When the Manganiyar musician Rais Khan saw AR Rahman recording at a Mumbai studio in 2016, he remembers feeling overwhelmed. “I walked up to him and requested a photo. I was excited and in a great hurry,” says Khan, 35. Rahman told Khan to wait till he had finished his session.
Later, Khan took the mic, performing on his primary instrument, the Rajasthani morchang. (This unusual musical instrument is a small, metal, plucked device played with the mouth. It’s known in English as the jaw’s harp [also, Jew’s harp] and in southern India as the morsing, and has ancient roots in Asia.)
In the studio, Khan poured body and soul into his performance. “After it, Rahman Sir suggested that we take the photo together now,” Khan says. The track they worked on that day, Ranjha Ranjha Unplugged, was sung by Shruti Haasan and Rahman, as part of the reality TV show MTV Unplugged, with the sharp percussive twang of Khan’s morchang locking delectably with the groove of the drums and bass. It remains a testament to Khan’s versatility, his ability to seamlessly blend in, play foil and hold his own while negotiating with music starkly different from his own.
Khan has a new album out, and on it are more surprises. On the Rais Khan Project’s Folk Music for a Swasth India, he performs some rap, hip hop and beatboxing.
“If we don’t adapt and take it forward, Manganiyar music won’t survive,” Khan says, speaking from his village in Jaisalmer. Beatboxing, for instance, adds the resonance of dance music to a tune, while retaining the original structure and message of the art form. “I listen to all kinds of music and firmly believe that music is one big family.”
His vision for the near future is to achieve further musical inclusiveness. “I will be experimenting heavily with beatboxing, and incorporating music from around the world that I have been exposed to.”
In many ways, his versatility and open-mindedness have helped him to escape the boxes and prejudices that have sometimes accompanied the narrative of Rajasthan’s Manganiyar musicians.
New harmonies
The Manganiyars are a community of hereditary Muslim artists, largely from western Rajasthan, who have traditionally and for several centuries sung in groups on social occasions such as births or weddings in the families of their patrons, who were typically upper-caste Hindus. Their songs, rendered through strident vocals and the heavy use of percussion, are usually about Hindu deities and myth.
With the financial clout of their patrons diminishing over the years, many Manganiyars have taken to public spaces, performing for tourists at forts and palaces and sometimes at folk music and cultural festivals. Some have formed troupes to give themselves a better shot at booking events. In rare instances, artists such as Mame Khan have made solo careers as playback singers in Bollywood. Without patronage, however, much of the community has become economically marginalised.
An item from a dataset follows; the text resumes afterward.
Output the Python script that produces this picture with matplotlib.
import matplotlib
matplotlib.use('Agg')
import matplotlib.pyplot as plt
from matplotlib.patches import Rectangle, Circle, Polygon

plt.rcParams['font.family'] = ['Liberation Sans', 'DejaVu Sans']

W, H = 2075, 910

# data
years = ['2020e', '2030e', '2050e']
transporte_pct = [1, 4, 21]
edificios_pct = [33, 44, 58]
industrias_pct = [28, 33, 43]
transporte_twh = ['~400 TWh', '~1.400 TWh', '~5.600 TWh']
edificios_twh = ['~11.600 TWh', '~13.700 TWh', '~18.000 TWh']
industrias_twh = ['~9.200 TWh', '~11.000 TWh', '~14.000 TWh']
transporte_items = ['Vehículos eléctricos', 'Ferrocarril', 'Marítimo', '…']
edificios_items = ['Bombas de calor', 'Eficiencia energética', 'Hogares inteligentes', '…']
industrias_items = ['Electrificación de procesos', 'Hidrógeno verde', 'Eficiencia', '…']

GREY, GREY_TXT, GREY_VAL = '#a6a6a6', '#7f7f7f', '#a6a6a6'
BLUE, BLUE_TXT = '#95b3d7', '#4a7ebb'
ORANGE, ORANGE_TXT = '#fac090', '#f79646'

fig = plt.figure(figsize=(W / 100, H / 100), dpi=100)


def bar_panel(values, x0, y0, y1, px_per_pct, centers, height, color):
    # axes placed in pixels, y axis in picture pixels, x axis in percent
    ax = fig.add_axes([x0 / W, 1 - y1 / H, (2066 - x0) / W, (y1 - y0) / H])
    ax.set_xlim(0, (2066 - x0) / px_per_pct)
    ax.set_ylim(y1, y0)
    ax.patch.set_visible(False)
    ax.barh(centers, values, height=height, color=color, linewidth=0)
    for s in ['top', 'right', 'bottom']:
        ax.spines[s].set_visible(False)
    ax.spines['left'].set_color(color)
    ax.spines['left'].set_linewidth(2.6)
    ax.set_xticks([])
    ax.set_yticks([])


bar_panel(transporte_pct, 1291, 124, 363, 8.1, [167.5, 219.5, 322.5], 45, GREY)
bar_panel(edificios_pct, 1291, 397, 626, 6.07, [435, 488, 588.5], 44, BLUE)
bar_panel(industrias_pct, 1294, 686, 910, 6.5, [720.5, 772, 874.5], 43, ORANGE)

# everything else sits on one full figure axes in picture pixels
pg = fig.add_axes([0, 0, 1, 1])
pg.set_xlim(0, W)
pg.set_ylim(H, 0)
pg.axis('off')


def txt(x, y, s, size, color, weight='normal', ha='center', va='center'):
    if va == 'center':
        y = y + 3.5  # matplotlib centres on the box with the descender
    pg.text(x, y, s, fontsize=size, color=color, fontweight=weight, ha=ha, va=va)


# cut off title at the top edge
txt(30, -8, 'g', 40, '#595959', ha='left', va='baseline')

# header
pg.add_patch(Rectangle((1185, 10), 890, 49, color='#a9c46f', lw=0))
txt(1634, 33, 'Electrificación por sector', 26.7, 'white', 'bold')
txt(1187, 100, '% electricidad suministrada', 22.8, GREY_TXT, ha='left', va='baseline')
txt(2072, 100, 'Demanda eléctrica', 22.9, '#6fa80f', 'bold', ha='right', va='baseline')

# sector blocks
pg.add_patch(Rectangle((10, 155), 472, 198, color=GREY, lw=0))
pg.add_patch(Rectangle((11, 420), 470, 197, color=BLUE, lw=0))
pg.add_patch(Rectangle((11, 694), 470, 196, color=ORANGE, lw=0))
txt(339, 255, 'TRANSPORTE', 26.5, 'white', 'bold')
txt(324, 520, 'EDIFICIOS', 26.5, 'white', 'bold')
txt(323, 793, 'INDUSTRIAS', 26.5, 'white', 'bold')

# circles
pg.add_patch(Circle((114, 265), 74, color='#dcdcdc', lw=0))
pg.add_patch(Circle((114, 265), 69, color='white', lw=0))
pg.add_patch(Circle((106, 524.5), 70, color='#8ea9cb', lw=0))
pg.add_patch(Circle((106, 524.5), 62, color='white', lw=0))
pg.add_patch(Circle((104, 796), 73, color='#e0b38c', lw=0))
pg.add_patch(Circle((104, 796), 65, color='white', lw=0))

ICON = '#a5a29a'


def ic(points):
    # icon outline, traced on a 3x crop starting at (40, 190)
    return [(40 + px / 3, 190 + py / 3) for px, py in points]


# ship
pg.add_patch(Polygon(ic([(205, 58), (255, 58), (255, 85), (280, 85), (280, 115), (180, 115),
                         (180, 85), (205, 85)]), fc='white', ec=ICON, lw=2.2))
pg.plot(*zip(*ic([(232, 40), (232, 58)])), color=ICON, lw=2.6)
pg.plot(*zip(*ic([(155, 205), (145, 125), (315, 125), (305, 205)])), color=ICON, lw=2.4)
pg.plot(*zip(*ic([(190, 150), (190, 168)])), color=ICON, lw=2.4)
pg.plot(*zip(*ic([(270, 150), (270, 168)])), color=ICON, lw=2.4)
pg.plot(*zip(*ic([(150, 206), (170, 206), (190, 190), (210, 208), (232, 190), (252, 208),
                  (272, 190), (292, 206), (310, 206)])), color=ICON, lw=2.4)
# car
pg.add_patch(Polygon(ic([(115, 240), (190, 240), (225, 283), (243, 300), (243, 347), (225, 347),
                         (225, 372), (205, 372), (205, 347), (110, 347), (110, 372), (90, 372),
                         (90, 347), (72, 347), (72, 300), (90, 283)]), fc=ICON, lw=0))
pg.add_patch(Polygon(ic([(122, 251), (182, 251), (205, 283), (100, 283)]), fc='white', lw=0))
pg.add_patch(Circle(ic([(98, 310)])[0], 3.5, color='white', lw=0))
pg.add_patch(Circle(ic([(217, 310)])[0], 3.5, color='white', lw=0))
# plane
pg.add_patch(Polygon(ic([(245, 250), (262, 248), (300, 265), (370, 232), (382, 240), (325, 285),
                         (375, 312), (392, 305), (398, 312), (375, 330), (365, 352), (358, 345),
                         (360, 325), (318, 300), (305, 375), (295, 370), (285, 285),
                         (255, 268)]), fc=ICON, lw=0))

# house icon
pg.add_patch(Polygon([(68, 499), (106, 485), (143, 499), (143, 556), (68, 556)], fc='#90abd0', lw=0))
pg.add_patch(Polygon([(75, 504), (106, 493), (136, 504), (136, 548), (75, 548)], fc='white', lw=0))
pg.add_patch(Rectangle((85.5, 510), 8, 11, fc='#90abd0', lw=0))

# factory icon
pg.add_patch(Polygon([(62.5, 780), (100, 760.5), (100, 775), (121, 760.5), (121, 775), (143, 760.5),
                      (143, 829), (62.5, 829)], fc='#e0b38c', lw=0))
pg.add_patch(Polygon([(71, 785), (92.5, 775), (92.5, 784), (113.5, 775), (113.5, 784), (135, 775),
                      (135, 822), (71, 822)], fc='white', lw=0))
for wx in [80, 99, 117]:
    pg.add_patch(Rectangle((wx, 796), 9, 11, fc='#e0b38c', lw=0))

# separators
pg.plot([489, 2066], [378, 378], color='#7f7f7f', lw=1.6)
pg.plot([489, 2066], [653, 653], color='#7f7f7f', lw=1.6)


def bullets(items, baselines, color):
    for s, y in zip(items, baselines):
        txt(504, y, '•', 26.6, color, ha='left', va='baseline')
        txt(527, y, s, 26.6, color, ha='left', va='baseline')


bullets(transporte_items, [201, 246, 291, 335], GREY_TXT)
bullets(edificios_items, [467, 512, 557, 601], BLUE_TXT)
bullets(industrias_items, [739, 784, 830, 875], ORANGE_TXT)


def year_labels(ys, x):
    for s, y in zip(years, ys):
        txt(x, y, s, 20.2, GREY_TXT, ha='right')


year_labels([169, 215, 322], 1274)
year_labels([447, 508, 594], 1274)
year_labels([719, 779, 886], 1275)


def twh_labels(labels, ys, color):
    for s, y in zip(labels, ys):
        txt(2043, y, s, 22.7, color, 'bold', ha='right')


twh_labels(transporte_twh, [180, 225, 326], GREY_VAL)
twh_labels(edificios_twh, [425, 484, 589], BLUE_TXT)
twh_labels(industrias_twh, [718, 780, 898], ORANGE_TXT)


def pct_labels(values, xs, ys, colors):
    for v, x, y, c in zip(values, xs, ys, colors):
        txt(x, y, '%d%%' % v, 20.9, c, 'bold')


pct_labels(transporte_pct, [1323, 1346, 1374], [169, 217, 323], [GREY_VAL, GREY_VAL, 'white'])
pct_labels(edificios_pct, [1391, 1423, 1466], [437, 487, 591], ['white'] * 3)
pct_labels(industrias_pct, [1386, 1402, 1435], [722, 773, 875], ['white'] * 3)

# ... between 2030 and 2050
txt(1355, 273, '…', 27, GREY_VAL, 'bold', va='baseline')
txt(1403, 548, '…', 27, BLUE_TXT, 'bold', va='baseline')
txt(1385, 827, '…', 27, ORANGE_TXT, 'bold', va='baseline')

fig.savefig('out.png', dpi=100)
Khan is a rare Manganiyar musician who has retained the essence of his traditional art form, continues to perform it independently, and is committed to reinventing it for the 21st century. He has brought his art form’s unique sound to EPs and has collaborated with folk musicians from around the world, including Grammy-winning English folk-rock act Mumford & Sons.
He has sung, as part of the Manganiyar ensemble Barmer Boys, with Algerian rai singer Khaled, Malian singer-guitarist Vieux Farka Toure and Nigerian Tuareg singer-guitarist Bombino. He has performed with the Copenhagen-based techno musician DJ Hvad, and the New York Gypsy All Stars. On the domestic front, Khan has worked with Amit Trivedi, Clinton Cerejo and Rahman, among others.
Fresh palates
It’s been a rough-and-tumble journey. Khan was forced to leave school in Class 7, after his father developed a psychological condition. At 13, he was suddenly heading a family and performing publicly to earn a living.
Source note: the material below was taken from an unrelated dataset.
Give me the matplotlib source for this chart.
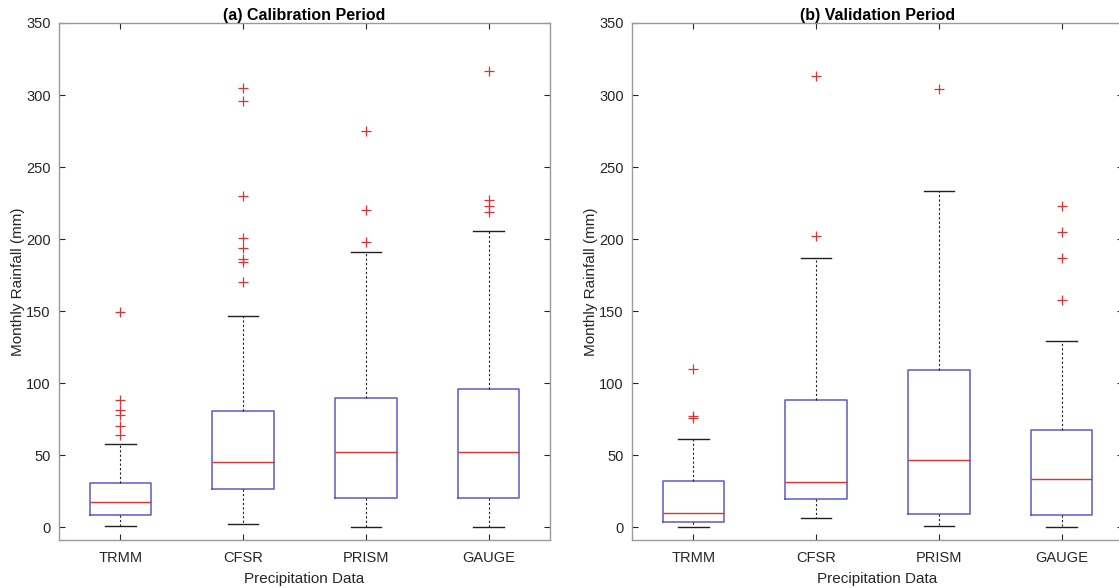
import numpy as np
import matplotlib
matplotlib.use('Agg')
from matplotlib import pyplot

## values (monthly rainfall, mm)
products = ['TRMM', 'CFSR', 'PRISM', 'GAUGE']

# (a) calibration period
cal_whislo = [0.7, 2.3, 0.0, 0.0]
cal_q1 = [8.1, 26.2, 20.2, 20.2]
cal_med = [17.4, 45.0, 52.4, 52.4]
cal_q3 = [30.7, 80.5, 89.8, 96.0]
cal_whishi = [57.4, 146.6, 191.0, 205.6]
cal_fliers = [[149, 88, 81, 78, 70, 64],
              [305, 296, 230, 201, 194, 186, 184, 170],
              [275, 220, 198],
              [317, 227, 223, 219]]

# (b) validation period
val_whislo = [0.2, 6.5, 0.7, 0.2]
val_q1 = [3.2, 19.7, 8.8, 8.4]
val_med = [10.0, 31.1, 46.6, 33.6]
val_q3 = [32.3, 88.2, 109.0, 67.7]
val_whishi = [60.8, 187.0, 233.0, 129.0]
val_fliers = [[110, 77, 76],
              [313, 202],
              [304],
              [223, 205, 187, 158]]

pyplot.rcParams['font.family'] = ['Liberation Sans', 'DejaVu Sans']
pyplot.rcParams['font.size'] = 10


def make_stats(whislo, q1, med, q3, whishi, fliers):
    stats = []
    for i in range(len(products)):
        stats.append({'whislo': whislo[i], 'q1': q1[i], 'med': med[i], 'q3': q3[i],
                      'whishi': whishi[i], 'fliers': np.array(fliers[i]), 'label': products[i]})
    return stats


def draw_panel(ax, stats, title):
    ax.bxp(stats, widths=0.5, capwidths=0.25, showfliers=True,
           boxprops=dict(color='#5a5ac8', linewidth=1.1),
           medianprops=dict(color='#e03030', linewidth=1.0),
           whiskerprops=dict(color='#202020', linestyle=(0, (2.0, 2.0)), linewidth=0.8),
           capprops=dict(color='#202020', linewidth=1.0),
           flierprops=dict(marker='+', markeredgecolor='#e03030', markersize=7, markeredgewidth=0.9))
    ax.set_xlim(0.5, 4.5)
    ax.set_ylim(-9, 350)
    ax.set_yticks(np.arange(0, 351, 50))
    ax.set_title(title, fontweight='bold', fontsize=11.5, pad=2.5)
    ax.set_xlabel('Precipitation Data', fontsize=11, color='#262626', labelpad=5)
    ax.set_ylabel('Monthly Rainfall (mm)', fontsize=11, color='#262626', labelpad=1)
    ax.tick_params(direction='in', top=True, right=True, length=4, color='#262626',
                   labelcolor='#262626', labelsize=10.5)
    ax.tick_params(axis='x', pad=8)
    ax.tick_params(axis='y', pad=6)
    for s in ax.spines.values():
        s.set_color('#9a9a9a')
        s.set_linewidth(1.0)


fig = pyplot.figure(figsize=(11.19, 5.88), dpi=100)
ax1 = fig.add_axes([59 / 1119, 48 / 588, 491 / 1119, 517 / 588])
ax2 = fig.add_axes([632 / 1119, 48 / 588, 491 / 1119, 517 / 588])

draw_panel(ax1, make_stats(cal_whislo, cal_q1, cal_med, cal_q3, cal_whishi, cal_fliers),
           '(a) Calibration Period')
draw_panel(ax2, make_stats(val_whislo, val_q1, val_med, val_q3, val_whishi, val_fliers),
           '(b) Validation Period')

fig.savefig('out.png', dpi=100, facecolor='white')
In 2009, at age 22, he was roped into The Manganiyar Seduction, theatre director Roysten Abel’s widely popular live music spectacle involving Manganiyar music that has enjoyed an impressive run across Indian and at global music festivals but has also been criticised for exoticising the art form. Then, unable to scrutinise his English contract with a record label, Khan says he spent 10 years tied to an exploitative agreement. He extricated himself from it with the help of friends from the industry.
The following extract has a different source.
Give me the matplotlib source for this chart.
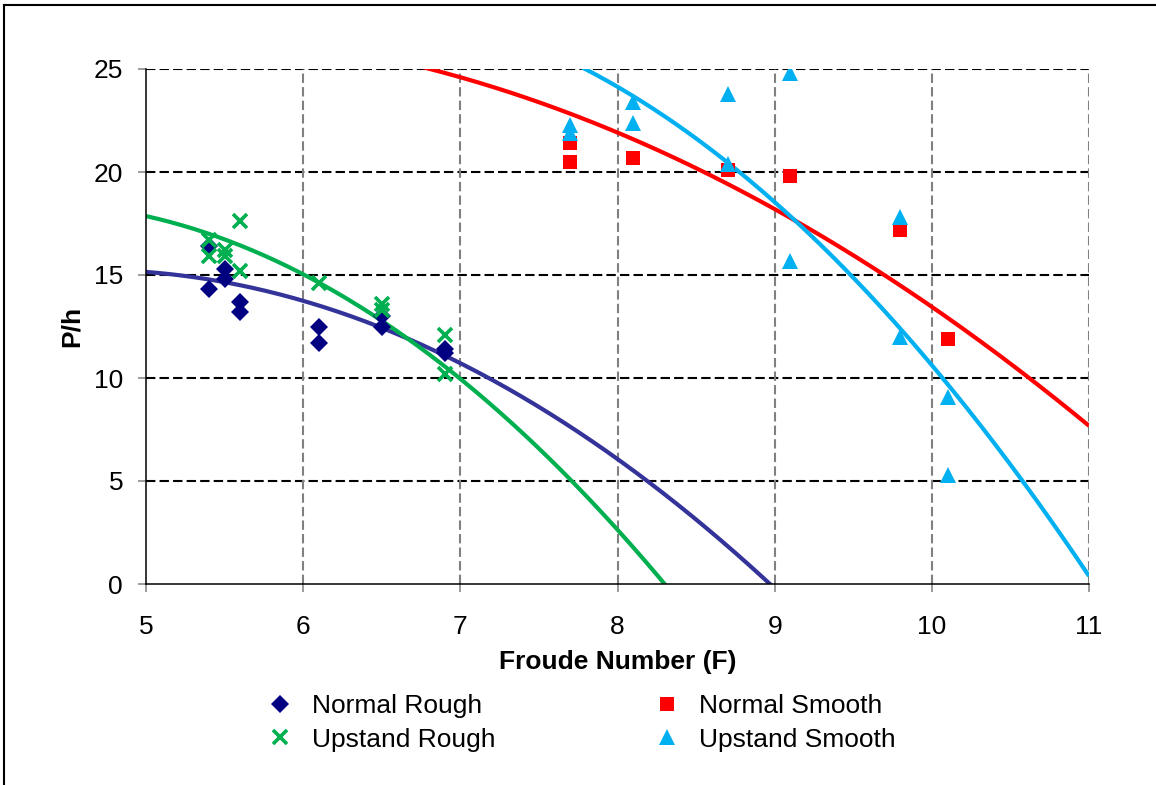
import numpy as np
import matplotlib
matplotlib.use("Agg")
import matplotlib.pyplot as plt
from matplotlib.lines import Line2D

# Measured points: Froude number vs. P/h
nr_x = [5.4, 5.4, 5.5, 5.5, 5.6, 5.6, 6.1, 6.1, 6.5, 6.5, 6.9, 6.9]
nr_y = [16.4, 14.3, 15.3, 14.8, 13.7, 13.2, 12.5, 11.7, 13.0, 12.5, 11.4, 11.2]

ur_x = [5.4, 5.4, 5.5, 5.5, 5.6, 5.6, 6.1, 6.5, 6.5, 6.9, 6.9]
ur_y = [16.7, 15.9, 16.2, 15.9, 17.6, 15.2, 14.6, 13.6, 13.3, 12.1, 10.2]

ns_x = [7.7, 7.7, 8.1, 8.7, 9.1, 9.8, 10.1]
ns_y = [21.4, 20.5, 20.7, 20.1, 19.8, 17.2, 11.9]

us_x = [7.7, 7.7, 8.1, 8.1, 8.7, 8.7, 9.1, 9.1, 9.8, 9.8, 10.1, 10.1]
us_y = [22.3, 21.9, 23.4, 22.4, 23.8, 20.4, 24.8, 15.7, 17.8, 12.0, 9.1, 5.3]

# Second-order trendline coefficients (a*F^2 + b*F + c)
nr_trend = [-0.8124, 7.533, -2.205]
ur_trend = [-1.125, 9.55, -1.765]
ns_trend = [-0.515, 5.04, 14.555]
us_trend = [-1.16, 14.123, -14.607]

x_ticks = [5, 6, 7, 8, 9, 10, 11]
y_ticks = [0, 5, 10, 15, 20, 25]

FONT = "Liberation Sans"
FS = 19

plt.rcParams["font.family"] = [FONT, "DejaVu Sans"]

W, H = 1156, 785
fig = plt.figure(figsize=(W / 100, H / 100), dpi=100)
ax = fig.add_axes([146 / W, 1 - 584 / H, (1089 - 146) / W, (584 - 69) / H])

ax.set_xlim(5, 11)
ax.set_ylim(0, 25)

# grid: black dashed horizontals, grey dashed verticals
for yv in y_ticks[1:]:
    ax.axhline(yv, color="black", lw=1.5, ls=(0, (4.5, 2)), zorder=1)
for xv in x_ticks[1:]:
    ax.axvline(xv, color="#808080", lw=1.5, ls=(0, (4.5, 2)), zorder=1)

series = [
    (nr_x, nr_y, nr_trend, "Normal Rough",
     dict(marker="D", color="#000080", ms=9.5, mew=0), "#333399"),
    (ur_x, ur_y, ur_trend, "Upstand Rough",
     dict(marker="x", color="#00B050", ms=10, mew=2.6), "#00B050"),
    (ns_x, ns_y, ns_trend, "Normal Smooth",
     dict(marker="s", color="#FF0000", ms=10.5, mew=0), "#FF0000"),
    (us_x, us_y, us_trend, "Upstand Smooth",
     dict(marker="^", color="#00B0F0", ms=11, mew=0), "#00B0F0"),
]

xs = np.linspace(5, 11, 400)
handles = []
for x, y, coef, name, mk, lc in series:
    h, = ax.plot(x, y, ls="none", label=name, zorder=3, **mk)
    handles.append(h)
    ax.plot(xs, np.polyval(coef, xs), color=lc, lw=3, zorder=2, solid_capstyle="butt")

for s in ("top", "right"):
    ax.spines[s].set_visible(False)
for s in ("left", "bottom"):
    ax.spines[s].set_color("black")
    ax.spines[s].set_linewidth(1.1)
    ax.spines[s].set_zorder(4)

ax.set_xticks(x_ticks)
ax.set_yticks(y_ticks)
ax.tick_params(axis="both", direction="out", length=5.5, width=1.1, color="#808080",
               labelsize=FS, labelcolor="black")
ax.tick_params(axis="x", pad=17)
ax.tick_params(axis="y", pad=11)

ax.set_xlabel("Froude Number (F)", fontsize=FS, fontweight="bold", labelpad=8)
ax.set_ylabel("P/h", fontsize=FS, fontweight="bold", labelpad=7)

fig.legend(handles=handles, loc="upper left", bbox_to_anchor=(267 / W, 1 - 694 / H),
           ncol=2, frameon=False, fontsize=FS, handlelength=1.0, handletextpad=0.7,
           columnspacing=6.0, borderpad=0, borderaxespad=0, labelspacing=0.36)

# outer chart frame
fig.add_artist(Line2D([3.5 / W, 3.5 / W], [0, 1 - 5 / H], color="black", lw=1.5,
                      transform=fig.transFigure))
fig.add_artist(Line2D([3.5 / W, 1], [1 - 5 / H, 1 - 5 / H], color="black", lw=1.5,
                      transform=fig.transFigure))

fig.savefig("out.png", dpi=100)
It was then that he decided to only make the kind of music that made sense to him. He proceeded to explore collaborations in forms ranging from pop to jazz, Asian and Indian folk and electronica, working with artists from around the world. As he travelled, he struggled to swap meals of bajra rotis and dal-chawal for spreads of pizzas and falafel. “I found them difficult to eat,” he says, laughing.
Thirteen years on, he’s capitalising on a skill — beatboxing — that he learnt from the Australian musician Jason Singh in exchange for lessons in how to play the morchang. “I like falafel now,” he adds, laughing, “maybe more than certain Rajasthani dishes.”